Filmmaker: I wonder if they also had faith in you as someone who’s essentially “discovered” a lot of future stars, or at least given them their big leading breaks in terms of features. Leonardo DiCaprio in This Boys Life is the big one, but you also cast Letitia Wright in Urban Hymn a few years before her Black Panther breakout.

Caton-Jones: It is my thing. I like getting young, keen actors who’ve got a certain amount of technique, to teach them a little bit more and then watch them fly. I’ve done it since Leonardo and it really is something I enjoy, because to see the lightbulb go off above their head is just fantastic. And I believe that’s part of our job, anyway: pass on what you know, don’t be a fucking prick and keep it to yourself and baffle people with bullshit. Pass it on. If they can use it, use it, please. Lift humanity up.

Filmmaker: Could you talk about the casting of the girls?

Caton-Jones: It’s a fatal decision if you decide this is about chemistry. And it’s a pitfall that you can often find. I’d done a film called Memphis Belle years before, where I’d worked with ten young guys. And you’ll learn a lot about how to shape the drama with that amount of people, in that it’s not one lead. You have to balance out a lot of the screen time and they just have to be memorable, one way or another. But you don’t cast for chemistry. That is a gift that will or won’t fucking happen. You cast the individual and you make that individual as good, as tight, as on point as they can be. And then you bring them together. And if that is a natural situation, there will be chemistry because they’re playing those parts correctly and you’ve done that in the writing.
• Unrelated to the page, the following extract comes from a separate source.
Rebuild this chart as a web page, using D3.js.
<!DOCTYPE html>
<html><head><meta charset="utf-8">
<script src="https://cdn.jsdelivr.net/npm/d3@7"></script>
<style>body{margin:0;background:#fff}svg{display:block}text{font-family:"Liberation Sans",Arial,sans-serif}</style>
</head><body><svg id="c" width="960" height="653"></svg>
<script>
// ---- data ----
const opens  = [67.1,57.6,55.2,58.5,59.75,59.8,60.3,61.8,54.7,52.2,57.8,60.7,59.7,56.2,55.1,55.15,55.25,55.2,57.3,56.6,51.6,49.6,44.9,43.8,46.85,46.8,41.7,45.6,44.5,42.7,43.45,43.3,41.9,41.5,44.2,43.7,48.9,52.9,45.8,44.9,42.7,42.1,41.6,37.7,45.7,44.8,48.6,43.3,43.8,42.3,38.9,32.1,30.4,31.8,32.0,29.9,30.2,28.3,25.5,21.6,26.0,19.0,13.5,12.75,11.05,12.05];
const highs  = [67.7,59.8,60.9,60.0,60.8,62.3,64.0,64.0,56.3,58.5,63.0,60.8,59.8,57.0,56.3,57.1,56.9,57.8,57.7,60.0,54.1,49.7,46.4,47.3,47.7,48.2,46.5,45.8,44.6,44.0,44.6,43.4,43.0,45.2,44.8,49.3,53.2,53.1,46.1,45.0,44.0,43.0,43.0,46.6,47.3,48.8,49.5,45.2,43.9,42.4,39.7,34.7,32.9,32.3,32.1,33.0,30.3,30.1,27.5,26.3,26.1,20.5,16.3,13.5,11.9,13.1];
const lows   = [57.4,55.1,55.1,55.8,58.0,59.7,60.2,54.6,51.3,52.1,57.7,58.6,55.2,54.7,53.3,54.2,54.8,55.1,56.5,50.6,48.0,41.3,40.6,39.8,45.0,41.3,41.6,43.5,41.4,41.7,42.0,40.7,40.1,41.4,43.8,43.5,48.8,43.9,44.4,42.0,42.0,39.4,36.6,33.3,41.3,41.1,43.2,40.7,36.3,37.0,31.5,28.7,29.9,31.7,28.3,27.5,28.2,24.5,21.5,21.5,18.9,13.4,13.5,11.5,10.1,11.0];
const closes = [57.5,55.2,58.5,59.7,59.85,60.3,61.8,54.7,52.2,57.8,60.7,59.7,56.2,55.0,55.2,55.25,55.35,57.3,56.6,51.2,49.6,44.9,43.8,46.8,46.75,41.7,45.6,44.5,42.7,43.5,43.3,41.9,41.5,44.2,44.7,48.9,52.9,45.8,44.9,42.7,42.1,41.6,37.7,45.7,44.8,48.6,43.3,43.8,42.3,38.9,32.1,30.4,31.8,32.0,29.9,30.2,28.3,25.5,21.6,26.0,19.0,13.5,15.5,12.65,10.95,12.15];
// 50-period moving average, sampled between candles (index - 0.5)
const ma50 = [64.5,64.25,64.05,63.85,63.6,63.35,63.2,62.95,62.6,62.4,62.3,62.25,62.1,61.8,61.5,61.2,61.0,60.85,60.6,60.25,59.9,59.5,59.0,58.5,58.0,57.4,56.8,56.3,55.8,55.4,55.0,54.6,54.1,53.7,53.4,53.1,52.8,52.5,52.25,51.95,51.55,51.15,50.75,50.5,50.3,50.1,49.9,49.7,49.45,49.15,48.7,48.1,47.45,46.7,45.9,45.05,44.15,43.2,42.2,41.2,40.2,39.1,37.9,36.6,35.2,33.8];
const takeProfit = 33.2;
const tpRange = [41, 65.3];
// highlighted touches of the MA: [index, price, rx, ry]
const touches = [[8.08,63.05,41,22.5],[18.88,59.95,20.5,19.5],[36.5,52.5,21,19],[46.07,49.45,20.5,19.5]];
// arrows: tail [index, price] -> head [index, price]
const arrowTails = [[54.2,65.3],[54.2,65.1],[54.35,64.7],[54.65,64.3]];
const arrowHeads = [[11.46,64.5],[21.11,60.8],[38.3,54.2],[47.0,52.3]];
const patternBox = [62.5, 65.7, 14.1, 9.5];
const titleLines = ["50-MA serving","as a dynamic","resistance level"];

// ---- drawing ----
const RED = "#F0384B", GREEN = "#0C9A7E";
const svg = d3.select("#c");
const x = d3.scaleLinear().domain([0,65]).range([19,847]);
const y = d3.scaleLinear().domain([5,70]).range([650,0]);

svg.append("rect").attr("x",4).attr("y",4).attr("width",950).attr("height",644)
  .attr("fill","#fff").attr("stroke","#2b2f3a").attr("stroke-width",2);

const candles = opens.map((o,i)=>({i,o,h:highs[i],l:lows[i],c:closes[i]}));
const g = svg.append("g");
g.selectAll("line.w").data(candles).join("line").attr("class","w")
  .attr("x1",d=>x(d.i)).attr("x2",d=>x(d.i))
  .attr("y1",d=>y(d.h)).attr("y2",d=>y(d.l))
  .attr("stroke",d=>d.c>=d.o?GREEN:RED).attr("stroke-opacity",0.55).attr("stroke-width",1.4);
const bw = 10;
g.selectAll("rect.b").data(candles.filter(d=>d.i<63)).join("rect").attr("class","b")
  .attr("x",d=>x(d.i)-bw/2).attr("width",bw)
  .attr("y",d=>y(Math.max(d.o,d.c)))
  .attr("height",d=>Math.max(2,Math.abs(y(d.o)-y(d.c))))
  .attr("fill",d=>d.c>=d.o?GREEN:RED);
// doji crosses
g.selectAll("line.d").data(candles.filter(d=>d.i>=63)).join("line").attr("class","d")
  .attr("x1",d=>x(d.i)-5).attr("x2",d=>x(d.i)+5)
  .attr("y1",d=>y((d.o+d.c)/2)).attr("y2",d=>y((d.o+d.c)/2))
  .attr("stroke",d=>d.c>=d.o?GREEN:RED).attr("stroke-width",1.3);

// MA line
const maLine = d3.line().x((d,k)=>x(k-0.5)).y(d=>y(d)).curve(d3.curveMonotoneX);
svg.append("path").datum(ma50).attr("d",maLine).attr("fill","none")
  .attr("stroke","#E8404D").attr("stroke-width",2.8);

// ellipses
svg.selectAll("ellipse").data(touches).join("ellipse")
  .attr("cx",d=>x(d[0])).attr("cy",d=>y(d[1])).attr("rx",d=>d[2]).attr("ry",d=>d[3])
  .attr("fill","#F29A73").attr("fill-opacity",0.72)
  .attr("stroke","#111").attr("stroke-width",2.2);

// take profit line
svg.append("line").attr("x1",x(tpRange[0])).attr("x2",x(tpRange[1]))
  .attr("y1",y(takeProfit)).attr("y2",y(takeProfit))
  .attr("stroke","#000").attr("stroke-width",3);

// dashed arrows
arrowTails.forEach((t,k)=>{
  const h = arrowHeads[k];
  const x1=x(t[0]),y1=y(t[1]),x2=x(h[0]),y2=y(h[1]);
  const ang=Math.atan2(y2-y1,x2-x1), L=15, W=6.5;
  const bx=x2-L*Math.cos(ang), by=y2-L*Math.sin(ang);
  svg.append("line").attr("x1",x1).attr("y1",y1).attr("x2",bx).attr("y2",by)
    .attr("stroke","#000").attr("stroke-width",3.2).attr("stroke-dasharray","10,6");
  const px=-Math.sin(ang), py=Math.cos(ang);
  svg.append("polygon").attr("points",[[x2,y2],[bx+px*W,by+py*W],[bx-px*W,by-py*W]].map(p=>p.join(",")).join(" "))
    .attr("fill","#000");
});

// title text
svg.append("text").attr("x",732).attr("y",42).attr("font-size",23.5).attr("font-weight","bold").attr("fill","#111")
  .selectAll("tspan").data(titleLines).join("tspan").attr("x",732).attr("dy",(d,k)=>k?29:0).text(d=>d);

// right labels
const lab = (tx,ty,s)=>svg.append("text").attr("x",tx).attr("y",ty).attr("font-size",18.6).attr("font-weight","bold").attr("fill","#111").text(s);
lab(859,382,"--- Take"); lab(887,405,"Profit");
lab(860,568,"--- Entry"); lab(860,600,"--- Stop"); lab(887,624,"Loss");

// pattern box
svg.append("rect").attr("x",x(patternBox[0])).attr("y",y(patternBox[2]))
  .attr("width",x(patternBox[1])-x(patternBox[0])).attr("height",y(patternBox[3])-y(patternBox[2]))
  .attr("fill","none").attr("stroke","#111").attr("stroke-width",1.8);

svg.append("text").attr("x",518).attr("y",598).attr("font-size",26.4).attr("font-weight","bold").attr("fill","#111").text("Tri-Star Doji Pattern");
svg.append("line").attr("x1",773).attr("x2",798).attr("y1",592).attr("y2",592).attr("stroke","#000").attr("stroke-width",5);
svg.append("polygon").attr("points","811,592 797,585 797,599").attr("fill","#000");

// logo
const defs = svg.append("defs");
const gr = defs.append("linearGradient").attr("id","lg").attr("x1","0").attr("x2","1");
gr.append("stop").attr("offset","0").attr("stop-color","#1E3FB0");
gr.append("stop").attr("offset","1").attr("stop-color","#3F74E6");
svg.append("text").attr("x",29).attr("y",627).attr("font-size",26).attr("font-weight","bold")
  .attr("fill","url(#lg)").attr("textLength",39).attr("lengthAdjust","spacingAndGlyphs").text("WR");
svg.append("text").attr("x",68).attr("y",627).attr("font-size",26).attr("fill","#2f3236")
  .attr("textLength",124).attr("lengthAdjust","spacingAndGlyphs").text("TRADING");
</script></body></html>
You also explain to them, “Look, what I’m trying to get is this thing that you guys have with each other.” And I’m a man, they’re girls, I had to rely on them. And so, my filmmaking became much more open. I was guiding it, absolutely, but I was creating all sorts of space for them to contribute, which then makes them feel part of it. Then they loosen up. It’s just all sorts of bonuses in that you create a circumstance and then get the fuck out of the way and let them do it, rather than hover over every second of it. And it worked. I had very intelligent actresses.
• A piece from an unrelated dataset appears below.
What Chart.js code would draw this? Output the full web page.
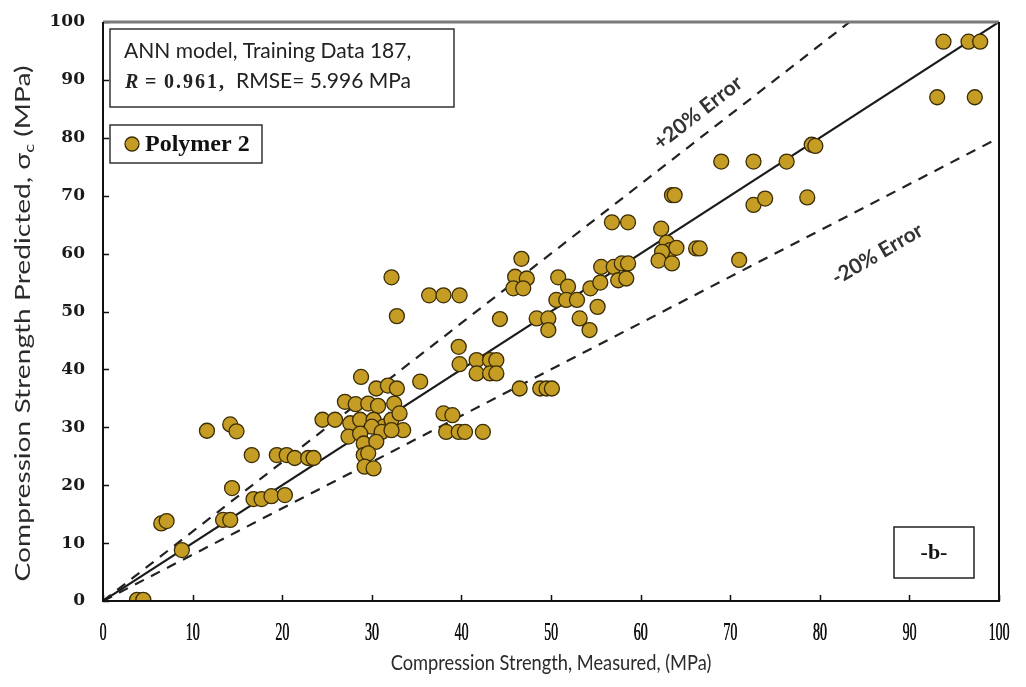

Filmmaker: Did the collaboration extend to visual and design elements?

Caton-Jones: Costume design, yes, I let them pick their costumes. I said, “You know better than me. This is what we’re trying to achieve, you know how to do it. What do you feel comfortable in? Remember, you’ve got to be running around a lot.” They had a huge hand in that side of it. I actively encouraged it. I’m not an expert on hair.
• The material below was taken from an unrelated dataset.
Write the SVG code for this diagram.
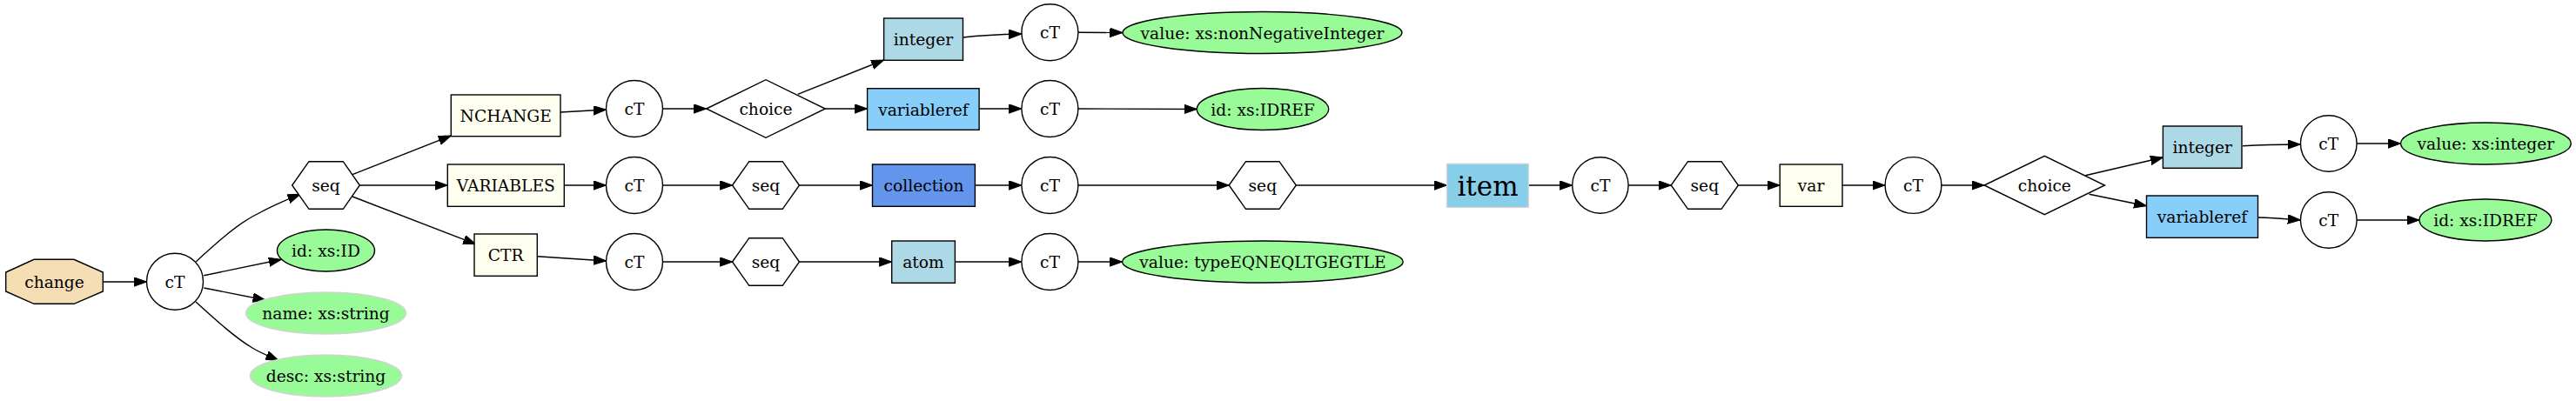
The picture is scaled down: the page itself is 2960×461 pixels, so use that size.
<svg xmlns="http://www.w3.org/2000/svg" width="2960" height="461" viewBox="0 0 2960 461">
<style>
text{font-family:"DejaVu Serif","Liberation Serif",serif;font-size:18.67px;text-anchor:middle;fill:#000}
.n{stroke:#000;stroke-width:1.4}
.w{fill:#fff}
.iv{fill:#fffff0}
.lb{fill:#add8e6}
.ls{fill:#87cefa}
.cf{fill:#6495ed}
.gr{fill:#98fb98}
.gl{fill:#98fb98;stroke:#d3d3d3;stroke-width:1.4}
.wh{fill:#f5deb3}
.sk{fill:#87ceeb;stroke:#d3d3d3;stroke-width:1.4}
.big{font-size:31px}
#edges path{fill:none;stroke:#000;stroke-width:1.4;marker-end:url(#ah)}
</style>
<defs>
<marker id="ah" markerUnits="userSpaceOnUse" markerWidth="16" markerHeight="12" refX="14.5" refY="5.2" orient="auto">
<path d="M0,0 L14.5,5.2 L0,10.4 z" fill="#000" stroke="#000" stroke-width="1"/>
</marker>
</defs>
<rect width="2960" height="461" fill="#fff"/>
<g id="edges">
<path d="M118.3,324 L168.5,324"/>
<path d="M225,301 C248,280 270,260 290,249 C308,239 325,231 345,223.3"/>
<path d="M234.3,316.7 L323.3,298.3"/>
<path d="M234.3,331 L305,345"/>
<path d="M225,347 C248,368 270,388 290,400 C300,406 310,410 320,414.3"/>
<path d="M405,200.7 L518.3,156"/>
<path d="M413.3,213 L514.3,213"/>
<path d="M405,226 L546.7,280.7"/>
<path d="M644,129 L696.5,126"/>
<path d="M761.5,125 L811.7,125"/>
<path d="M916.7,108.3 L1015.6,69"/>
<path d="M948.3,125 L996.6,125"/>
<path d="M648.3,213 L696.5,213"/>
<path d="M761.5,213 L841.7,213"/>
<path d="M918.3,213 L1002.5,213"/>
<path d="M617.3,294.7 L696.5,300"/>
<path d="M761.5,301 L841.7,301"/>
<path d="M918.3,301 L1024.7,301"/>
<path d="M1106.5,43 C1128,40.5 1150,39.5 1173.9,39"/>
<path d="M1125.1,125 L1173.9,125"/>
<path d="M1120.4,213 L1173.9,213"/>
<path d="M1097.4,301 L1173.9,301"/>
<path d="M1238.9,37.3 L1290,37.5"/>
<path d="M1238.9,125 L1375.3,125.5"/>
<path d="M1238.9,213 L1412.2,213"/>
<path d="M1238.9,301 L1289.6,301"/>
<path d="M1489.3,213 L1662.6,213"/>
<path d="M1756.3,213 L1806.7,213"/>
<path d="M1871.1,213 L1920.2,213"/>
<path d="M1997.4,213 L2045.2,213"/>
<path d="M2117,213 L2166,213"/>
<path d="M2231,213 L2280.1,213"/>
<path d="M2396.2,201.7 L2485.4,181"/>
<path d="M2400.6,223.3 L2466.5,236.7"/>
<path d="M2577,167.7 C2600,166.3 2620,166 2643.3,166"/>
<path d="M2594.8,250 C2615,250.5 2630,252 2643.3,253"/>
<path d="M2707.8,165 L2758.6,165"/>
<path d="M2707.8,253 L2780,253"/>
</g>
<g id="change"><polygon class="n wh" points="39,298.3 85,298.3 118.3,313 118.3,335 85,349.3 39,349.3 6.7,335 6.7,313"/><text x="62.5" y="331">change</text></g>
<g id="ct1"><circle class="n w" cx="201" cy="323.7" r="32.5"/><text x="201" y="330.7">cT</text></g>
<g id="seq1"><polygon class="n w" points="335.7,213 355,185.7 394.3,185.7 413.3,213 394.3,240.3 355,240.3"/><text x="374.5" y="220">seq</text></g>
<g id="attr_id"><ellipse class="n gr" cx="374.5" cy="288" rx="56" ry="24"/><text x="374.5" y="295">id: xs:ID</text></g>
<g id="attr_name"><ellipse class="gl" cx="374.5" cy="360" rx="92" ry="24"/><text x="374.5" y="367">name: xs:string</text></g>
<g id="attr_desc"><ellipse class="gl" cx="374.5" cy="432" rx="87" ry="24"/><text x="374.5" y="439">desc: xs:string</text></g>
<g id="nchange"><rect class="n iv" x="518.3" y="109" width="125.7" height="47.7"/><text x="581.2" y="140">NCHANGE</text></g>
<g id="variables"><rect class="n iv" x="514.3" y="189" width="134" height="48.3"/><text x="581.3" y="220">VARIABLES</text></g>
<g id="ctr"><rect class="n iv" x="545" y="269" width="72.3" height="48.3"/><text x="581.2" y="300">CTR</text></g>
<g id="ct2"><circle class="n w" cx="729" cy="125" r="32.5"/><text x="729" y="132">cT</text></g>
<g id="ct3"><circle class="n w" cx="729" cy="213" r="32.5"/><text x="729" y="220">cT</text></g>
<g id="ct4"><circle class="n w" cx="729" cy="301" r="32.5"/><text x="729" y="308">cT</text></g>
<g id="choice1"><polygon class="n w" points="811.7,125 880,91.7 948.3,125 880,158.3"/><text x="880" y="132">choice</text></g>
<g id="seq2"><polygon class="n w" points="841.5,213 860.8,185.7 899.2,185.7 918.5,213 899.2,240.3 860.8,240.3"/><text x="880" y="220">seq</text></g>
<g id="seq3"><polygon class="n w" points="841.5,301 860.8,273.7 899.2,273.7 918.5,301 899.2,328.3 860.8,328.3"/><text x="880" y="308">seq</text></g>
<g id="integer1"><rect class="n lb" x="1015.6" y="21" width="90.9" height="48.3"/><text x="1061" y="52">integer</text></g>
<g id="variableref1"><rect class="n ls" x="996.6" y="101.7" width="128.5" height="47.6"/><text x="1060.9" y="132.5">variableref</text></g>
<g id="collection"><rect class="n cf" x="1002.5" y="189" width="117.9" height="48.3"/><text x="1061.5" y="220">collection</text></g>
<g id="atom"><rect class="n lb" x="1024.7" y="277" width="72.7" height="48.3"/><text x="1061" y="308">atom</text></g>
<g id="ct5"><circle class="n w" cx="1206.4" cy="37.3" r="32.5"/><text x="1206.4" y="44.3">cT</text></g>
<g id="ct6"><circle class="n w" cx="1206.4" cy="125" r="32.5"/><text x="1206.4" y="132">cT</text></g>
<g id="ct7"><circle class="n w" cx="1206.4" cy="213" r="32.5"/><text x="1206.4" y="220">cT</text></g>
<g id="ct8"><circle class="n w" cx="1206.4" cy="301" r="32.5"/><text x="1206.4" y="308">cT</text></g>
<g id="attr_value_nni"><ellipse class="n gr" cx="1450.5" cy="37.5" rx="160.5" ry="24"/><text x="1450.5" y="44.5">value: xs:nonNegativeInteger</text></g>
<g id="attr_idref1"><ellipse class="n gr" cx="1451" cy="125.5" rx="75.7" ry="24"/><text x="1451" y="132.5">id: xs:IDREF</text></g>
<g id="seq4"><polygon class="n w" points="1412.2,213 1431.5,185.7 1470,185.7 1489.3,213 1470,240.3 1431.5,240.3"/><text x="1450.8" y="220">seq</text></g>
<g id="attr_value_type"><ellipse class="n gr" cx="1450.9" cy="301" rx="161.3" ry="24"/><text x="1450.9" y="308">value: typeEQNEQLTGEGTLE</text></g>
<g id="item"><rect class="sk" x="1662.6" y="188.3" width="93.7" height="50"/><text class="big" x="1709.5" y="225">item</text></g>
<g id="ct9"><circle class="n w" cx="1838.9" cy="213" r="32.2"/><text x="1838.9" y="220">cT</text></g>
<g id="seq5"><polygon class="n w" points="1920.2,213 1939.5,185.7 1978,185.7 1997.4,213 1978,240.3 1939.5,240.3"/><text x="1958.8" y="220">seq</text></g>
<g id="var"><rect class="n iv" x="2045.2" y="189" width="71.8" height="48.3"/><text x="2081.1" y="220">var</text></g>
<g id="ct10"><circle class="n w" cx="2198.5" cy="213" r="32.4"/><text x="2198.5" y="220">cT</text></g>
<g id="choice2"><polygon class="n w" points="2280.1,213 2349.3,179.3 2418.5,213 2349.3,246.7"/><text x="2349.3" y="220">choice</text></g>
<g id="integer2"><rect class="n lb" x="2485.4" y="145" width="90.6" height="48.3"/><text x="2530.7" y="176">integer</text></g>
<g id="variableref2"><rect class="n ls" x="2466.5" y="225" width="128" height="48.3"/><text x="2530.5" y="256">variableref</text></g>
<g id="ct11"><circle class="n w" cx="2675.8" cy="165" r="32.3"/><text x="2675.8" y="172">cT</text></g>
<g id="ct12"><circle class="n w" cx="2675.8" cy="253" r="32.3"/><text x="2675.8" y="260">cT</text></g>
<g id="attr_value_int"><ellipse class="n gr" cx="2856.4" cy="165" rx="97.8" ry="24"/><text x="2856.4" y="172">value: xs:integer</text></g>
<g id="attr_idref2"><ellipse class="n gr" cx="2855.9" cy="253" rx="75.9" ry="24"/><text x="2855.9" y="260">id: xs:IDREF</text></g>
</svg>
Filmmaker: Were there any compromises that had to be made as a result of the film coming from a studio like Sony?

Caton-Jones: You always have to compromise. It’s always held up like a dirty word, but it’s actually not. You don’t want to make a film they dislike or that doesn’t work. You have to protect them from their own instincts. If I was asked to figure out a promotion strategy for a film, I could probably do that but I’m not an expert. If someone knows their shit, let them do it. I don’t expect the studio head, who’s a businessman essentially, to understand the nuance of performance. That’s my job, that’s why you hire me. And you hire me to say yes and to say no to you.

When you’re younger, you take it as a challenge to yourself. But it’s not. You have to empathize with what their situation is. They’re in charge of a multimillion-pound corporation and don’t want to be fucked over by some guy. And they’re used to having to say, “I think this and I think that.” But my job is to deliver it. It’s not necessarily to agree with them, but it would be smart to agree with them sometimes on occasions that you don’t agree with them, because you all have to keep moving forward. And it just is a part of the life. It’s never as black and white as, “Oh, they made him compromise that way and they’re the poor artist being fucked over.” It’s much more complex than that.

Filmmaker: Considering the time period and setting, did you get studio notes suggesting putting The Proclaimers’ “I’m Gonna Be (500 Miles)” on the soundtrack?

Caton-Jones: No, they were a little frightened of me, which is OK. I was the noisy guy. They didn’t really understand what I was saying, but I was very passionate about it.